Based on a tip from an informant, I was able to inform the Hungarian authorities in September 2011 that Csatary was in good health (at age 96) and living in Budapest. But despite the legal decisions against him in Czechoslovakia and Canada, no action was initially taken against him. Only after the British tabloid The Sun confronted him publically and published photos of him in his underwear in their Sunday edition (circulation 3 million) of July 15, 2012, was he finally charged and put under house arrest. Under these circumstances, it was reasonable to assume that Csatary would finally be put on trial very shortly, even if only to erase the terrible impression created by the outrageous acquittal of Kepiro a year earlier.

In that respect, Prime Minister Orban’s speech would have been an excellent opportunity for such an announcement.
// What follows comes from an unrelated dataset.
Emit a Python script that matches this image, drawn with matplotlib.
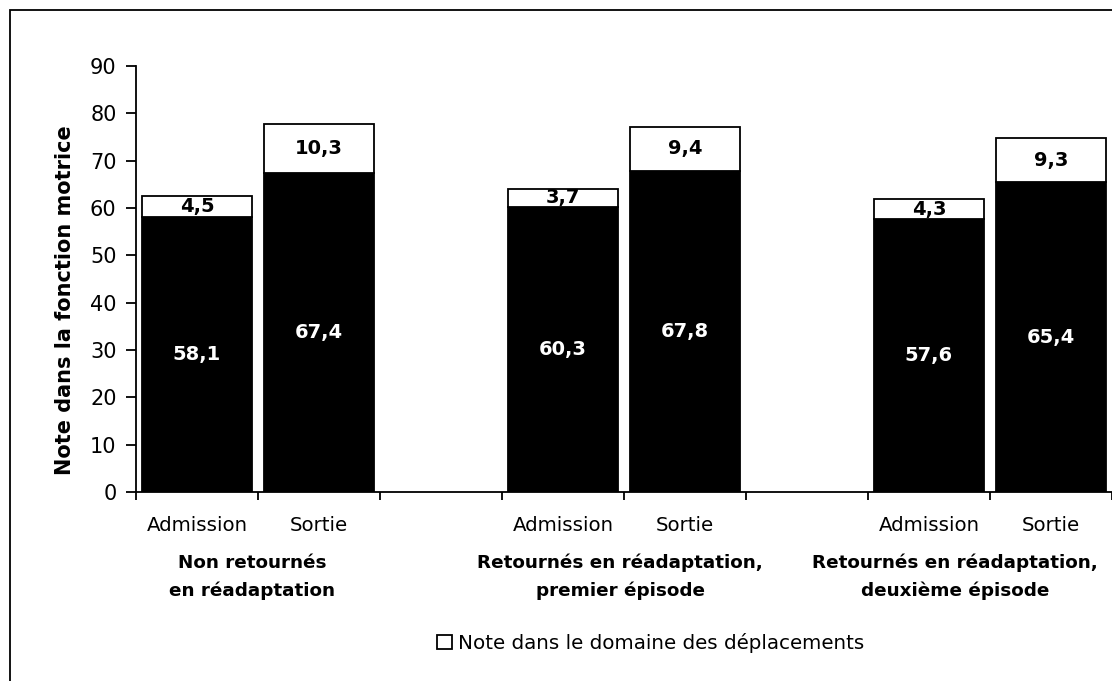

It would have been an effective means to demonstrate the government’s commitment to honestly confronting Hungarian complicity in the Holocaust, and it would have clearly indicated Orban’s intention to steer his party Fidesz clear of Jobbik and its blatant anti-Semitic agenda. Unfortunately, no such message was conveyed, and a wonderful opportunity to strike a blow for justice and against anti-Semitism was squandered, leaving Hungarian Jews and world Jewry very concerned that the situation in Hungary might further deteriorate.